**Problem description:**
Reproduce the material word for word; the images stay out.

= = = = =

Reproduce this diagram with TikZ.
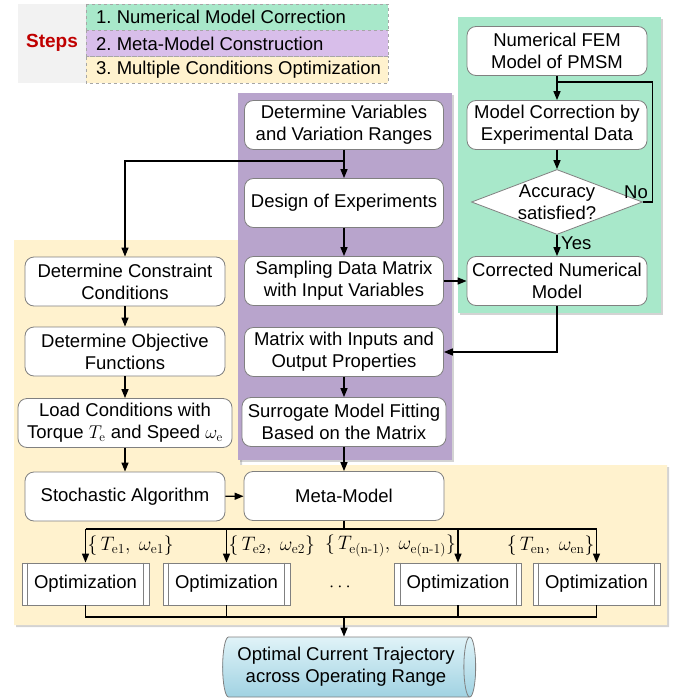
\documentclass[tikz,border=0pt]{standalone}
\usepackage{fix-cm}
\usepackage[no-math]{fontspec}
\setmainfont{Liberation Sans}
\usetikzlibrary{arrows.meta,shapes.geometric,shadows}
\newcommand\mhy{\mathchar"002D\relax}

\begin{document}
\frenchspacing
\begin{tikzpicture}[x=1pt, y=1pt, yscale=-1, >={Triangle[length=9pt,width=7pt]},
  font=\fontsize{18.5}{22}\selectfont,
  box/.style={draw=bord, line width=0.8pt, rounded corners=9pt, fill=white, align=center, inner sep=0pt, minimum height=49pt},
  optbox/.style={draw=bord, line width=0.8pt, fill=white, inner sep=0pt, minimum width=127pt, minimum height=42pt},
  flow/.style={->, line width=1.4pt},
  link/.style={line width=1.4pt},
  region/.style={drop shadow={shadow xshift=2pt, shadow yshift=-2pt, opacity=0.35}},
  legbox/.style={draw=bord!70, dashed, line width=0.6pt},
  legtext/.style={anchor=west, inner sep=0pt},
  wlabel/.style={inner sep=1pt, font=\fontsize{19.5}{22}\selectfont}]
\definecolor{grn}{RGB}{168,232,202}
\definecolor{pur}{RGB}{184,164,204}
\definecolor{purl}{RGB}{216,190,234}
\definecolor{yel}{RGB}{255,242,206}
\definecolor{stepred}{RGB}{192,0,0}
\definecolor{bord}{RGB}{128,128,128}
\definecolor{cyltop}{RGB}{224,243,248}
\definecolor{cylbot}{RGB}{160,210,226}
\useasboundingbox (0,0) rectangle (683,698);

% step regions
\path[fill=yel, region] (14,240) -- (240,240) -- (240,465) -- (667,465) -- (667,625) -- (14,625) -- cycle;
\path[fill=pur, region] (238,93) rectangle (452,460);
\path[fill=grn, region] (458,17) rectangle (661,313);

% legend
\fill[gray!10] (18,4) rectangle (388,83);
\draw[legbox, fill=grn] (86,4) rectangle (388,30.3);
\draw[legbox, fill=purl] (86,30.3) rectangle (388,56.6);
\draw[legbox, fill=yel] (86,56.6) rectangle (388,83);
\node[text=stepred, font=\fontsize{19}{22}\selectfont\bfseries] (steps) at (52,43) {Steps};
\node[legtext] (leg1) at (96,17) {1. Numerical Model Correction};
\node[legtext] (leg2) at (96,43.5) {2. Meta-Model Construction};
\node[legtext] (leg3) at (96,70) {3. Multiple Conditions Optimization};

% model correction
\node[box, minimum width=180pt] (fem) at (557,51) {Numerical FEM\\Model of PMSM};
\node[box, minimum width=180pt] (mcorr) at (557,125) {Model Correction by\\Experimental Data};
\node[diamond, draw=bord, line width=0.8pt, fill=white, inner sep=0pt, minimum width=171pt, minimum height=65pt] (acc) at (557,202) {};
\node[align=center] (acctxt) at (acc) {Accuracy\\satisfied?};
\node[box, minimum width=180pt] (cnm) at (557,281) {Corrected Numerical\\Model};
\coordinate (loop) at (557,82);

% meta-model
\node[box, minimum width=199pt] (detvar) at (344,125) {Determine Variables\\and Variation Ranges};
\node[box, minimum width=199pt] (doe) at (344,203) {Design of Experiments};
\node[box, minimum width=199pt] (samp) at (344,281) {Sampling Data Matrix\\with Input Variables};
\node[box, minimum width=199pt] (mio) at (344,352) {Matrix with Inputs and\\Output Properties};
\node[box, minimum width=204pt] (surr) at (344,422) {Surrogate Model Fitting\\Based on the Matrix};
\node[box, minimum width=200pt] (meta) at (344,496) {Meta-Model};
\coordinate (split) at (344,161);

% optimization
\node[box, minimum width=200pt] (dcc) at (125,281.5) {Determine Constraint\\Conditions};
\node[box, minimum width=200pt] (dof) at (125,351.5) {Determine Objective\\Functions};
\node[box, minimum width=214pt] (load) at (125,423) {Load Conditions with\\Torque $T_\mathrm{e}$ and Speed $\omega_\mathrm{e}$};
\node[box, minimum width=200pt] (sto) at (125,496.5) {Stochastic Algorithm};
\foreach \i/\x in {1/85.5, 2/226.5, 3/458, 4/596.5}
  \node[optbox] (opt\i) at (\x,584) {Optimization};
\foreach \i in {1,...,4} {
  \draw[bord, line width=0.8pt] ([xshift=6pt]opt\i.north west) -- ([xshift=6pt]opt\i.south west);
  \draw[bord, line width=0.8pt] ([xshift=-6pt]opt\i.north east) -- ([xshift=-6pt]opt\i.south east);
}
\node (dots) at (340,587) {$\cdots$};
\node[cylinder, draw=bord, line width=0.8pt, top color=cyltop, bottom color=cylbot, shape aspect=0.3, minimum width=60pt, minimum height=253pt, align=center, inner sep=0pt] (out) at (346,667) {Optimal Current Trajectory\\across Operating Range};
\coordinate (bus) at (344,529);
\coordinate (join) at (344,617);

% connectors
\draw[flow] (fem) -- (mcorr);
\draw[flow] (mcorr) -- (acc);
\draw[link] (acc.east) -- ++(9.5,0) |- (loop);
\node[anchor=south east, inner sep=1pt] (no) at (649,200) {No};
\draw[flow] (acc) -- (cnm);
\node[anchor=west, inner sep=1pt] (yes) at (560,243) {Yes};
\draw[flow] (detvar) -- (doe);
\draw[flow] (split) -| (dcc);
\draw[flow] (doe) -- (samp);
\draw[flow] (samp) -- (cnm);
\draw[flow] (cnm) |- (mio);
\draw[flow] (mio) -- (surr);
\draw[flow] (surr) -- (meta);
\draw[flow] (dcc) -- (dof);
\draw[flow] (dof) -- (load);
\draw[flow] (load) -- (sto);
\draw[flow] (sto) -- (meta);
\draw[link] (meta) -- (bus);
\draw[link] (opt1.north |- bus) -- (opt4.north |- bus);
\foreach \i in {1,...,4}
  \draw[flow] (opt\i.north |- bus) -- (opt\i);
\node[wlabel, anchor=west] (w1) at ([xshift=1pt]opt1.north |- 0,546) {$\{\,T_{\mathrm{e1}},\;\omega_{\mathrm{e1}}\}$};
\node[wlabel, anchor=west] (w2) at ([xshift=1pt]opt2.north |- 0,546) {$\{\,T_{\mathrm{e2}},\;\omega_{\mathrm{e2}}\}$};
\node[wlabel, anchor=east] (w3) at ([xshift=-1pt]opt3.north |- 0,546) {$\{\,T_{\mathrm{e(n\mhy1)}},\;\omega_{\mathrm{e(n\mhy1)}}\}$};
\node[wlabel, anchor=east] (w4) at ([xshift=-1pt]opt4.north |- 0,546) {$\{\,T_{\mathrm{en}},\;\omega_{\mathrm{en}}\}$};
\draw[link] (opt1) -- (opt1.south |- join) -- (opt4.south |- join) -- (opt4);
\draw[link] (opt2) -- (opt2.south |- join);
\draw[link] (opt3) -- (opt3.south |- join);
\draw[flow] (join) -- (join |- out.north);

\end{tikzpicture}
\end{document}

= = = = =

**Worked solution:**
Reproduce this diagram with TikZ.
\documentclass[tikz,border=0pt]{standalone}
\usepackage{fix-cm}
\usepackage[no-math]{fontspec}
\setmainfont{Liberation Sans}
\usetikzlibrary{arrows.meta,shapes.geometric,shadows}
\newcommand\mhy{\mathchar"002D\relax}

\begin{document}
\frenchspacing
\begin{tikzpicture}[x=1pt, y=1pt, yscale=-1, >={Triangle[length=9pt,width=7pt]},
  font=\fontsize{18.5}{22}\selectfont,
  box/.style={draw=bord, line width=0.8pt, rounded corners=9pt, fill=white, align=center, inner sep=0pt, minimum height=49pt},
  optbox/.style={draw=bord, line width=0.8pt, fill=white, inner sep=0pt, minimum width=127pt, minimum height=42pt},
  flow/.style={->, line width=1.4pt},
  link/.style={line width=1.4pt},
  region/.style={drop shadow={shadow xshift=2pt, shadow yshift=-2pt, opacity=0.35}},
  legbox/.style={draw=bord!70, dashed, line width=0.6pt},
  legtext/.style={anchor=west, inner sep=0pt},
  wlabel/.style={inner sep=1pt, font=\fontsize{19.5}{22}\selectfont}]
\definecolor{grn}{RGB}{168,232,202}
\definecolor{pur}{RGB}{184,164,204}
\definecolor{purl}{RGB}{216,190,234}
\definecolor{yel}{RGB}{255,242,206}
\definecolor{stepred}{RGB}{192,0,0}
\definecolor{bord}{RGB}{128,128,128}
\definecolor{cyltop}{RGB}{224,243,248}
\definecolor{cylbot}{RGB}{160,210,226}
\useasboundingbox (0,0) rectangle (683,698);

% step regions
\path[fill=yel, region] (14,240) -- (240,240) -- (240,465) -- (667,465) -- (667,625) -- (14,625) -- cycle;
\path[fill=pur, region] (238,93) rectangle (452,460);
\path[fill=grn, region] (458,17) rectangle (661,313);

% legend
\fill[gray!10] (18,4) rectangle (388,83);
\draw[legbox, fill=grn] (86,4) rectangle (388,30.3);
\draw[legbox, fill=purl] (86,30.3) rectangle (388,56.6);
\draw[legbox, fill=yel] (86,56.6) rectangle (388,83);
\node[text=stepred, font=\fontsize{19}{22}\selectfont\bfseries] (steps) at (52,43) {Steps};
\node[legtext] (leg1) at (96,17) {1. Numerical Model Correction};
\node[legtext] (leg2) at (96,43.5) {2. Meta-Model Construction};
\node[legtext] (leg3) at (96,70) {3. Multiple Conditions Optimization};

% model correction
\node[box, minimum width=180pt] (fem) at (557,51) {Numerical FEM\\Model of PMSM};
\node[box, minimum width=180pt] (mcorr) at (557,125) {Model Correction by\\Experimental Data};
\node[diamond, draw=bord, line width=0.8pt, fill=white, inner sep=0pt, minimum width=171pt, minimum height=65pt] (acc) at (557,202) {};
\node[align=center] (acctxt) at (acc) {Accuracy\\satisfied?};
\node[box, minimum width=180pt] (cnm) at (557,281) {Corrected Numerical\\Model};
\coordinate (loop) at (557,82);

% meta-model
\node[box, minimum width=199pt] (detvar) at (344,125) {Determine Variables\\and Variation Ranges};
\node[box, minimum width=199pt] (doe) at (344,203) {Design of Experiments};
\node[box, minimum width=199pt] (samp) at (344,281) {Sampling Data Matrix\\with Input Variables};
\node[box, minimum width=199pt] (mio) at (344,352) {Matrix with Inputs and\\Output Properties};
\node[box, minimum width=204pt] (surr) at (344,422) {Surrogate Model Fitting\\Based on the Matrix};
\node[box, minimum width=200pt] (meta) at (344,496) {Meta-Model};
\coordinate (split) at (344,161);

% optimization
\node[box, minimum width=200pt] (dcc) at (125,281.5) {Determine Constraint\\Conditions};
\node[box, minimum width=200pt] (dof) at (125,351.5) {Determine Objective\\Functions};
\node[box, minimum width=214pt] (load) at (125,423) {Load Conditions with\\Torque $T_\mathrm{e}$ and Speed $\omega_\mathrm{e}$};
\node[box, minimum width=200pt] (sto) at (125,496.5) {Stochastic Algorithm};
\foreach \i/\x in {1/85.5, 2/226.5, 3/458, 4/596.5}
  \node[optbox] (opt\i) at (\x,584) {Optimization};
\foreach \i in {1,...,4} {
  \draw[bord, line width=0.8pt] ([xshift=6pt]opt\i.north west) -- ([xshift=6pt]opt\i.south west);
  \draw[bord, line width=0.8pt] ([xshift=-6pt]opt\i.north east) -- ([xshift=-6pt]opt\i.south east);
}
\node (dots) at (340,587) {$\cdots$};
\node[cylinder, draw=bord, line width=0.8pt, top color=cyltop, bottom color=cylbot, shape aspect=0.3, minimum width=60pt, minimum height=253pt, align=center, inner sep=0pt] (out) at (346,667) {Optimal Current Trajectory\\across Operating Range};
\coordinate (bus) at (344,529);
\coordinate (join) at (344,617);

% connectors
\draw[flow] (fem) -- (mcorr);
\draw[flow] (mcorr) -- (acc);
\draw[link] (acc.east) -- ++(9.5,0) |- (loop);
\node[anchor=south east, inner sep=1pt] (no) at (649,200) {No};
\draw[flow] (acc) -- (cnm);
\node[anchor=west, inner sep=1pt] (yes) at (560,243) {Yes};
\draw[flow] (detvar) -- (doe);
\draw[flow] (split) -| (dcc);
\draw[flow] (doe) -- (samp);
\draw[flow] (samp) -- (cnm);
\draw[flow] (cnm) |- (mio);
\draw[flow] (mio) -- (surr);
\draw[flow] (surr) -- (meta);
\draw[flow] (dcc) -- (dof);
\draw[flow] (dof) -- (load);
\draw[flow] (load) -- (sto);
\draw[flow] (sto) -- (meta);
\draw[link] (meta) -- (bus);
\draw[link] (opt1.north |- bus) -- (opt4.north |- bus);
\foreach \i in {1,...,4}
  \draw[flow] (opt\i.north |- bus) -- (opt\i);
\node[wlabel, anchor=west] (w1) at ([xshift=1pt]opt1.north |- 0,546) {$\{\,T_{\mathrm{e1}},\;\omega_{\mathrm{e1}}\}$};
\node[wlabel, anchor=west] (w2) at ([xshift=1pt]opt2.north |- 0,546) {$\{\,T_{\mathrm{e2}},\;\omega_{\mathrm{e2}}\}$};
\node[wlabel, anchor=east] (w3) at ([xshift=-1pt]opt3.north |- 0,546) {$\{\,T_{\mathrm{e(n\mhy1)}},\;\omega_{\mathrm{e(n\mhy1)}}\}$};
\node[wlabel, anchor=east] (w4) at ([xshift=-1pt]opt4.north |- 0,546) {$\{\,T_{\mathrm{en}},\;\omega_{\mathrm{en}}\}$};
\draw[link] (opt1) -- (opt1.south |- join) -- (opt4.south |- join) -- (opt4);
\draw[link] (opt2) -- (opt2.south |- join);
\draw[link] (opt3) -- (opt3.south |- join);
\draw[flow] (join) -- (join |- out.north);

\end{tikzpicture}
\end{document}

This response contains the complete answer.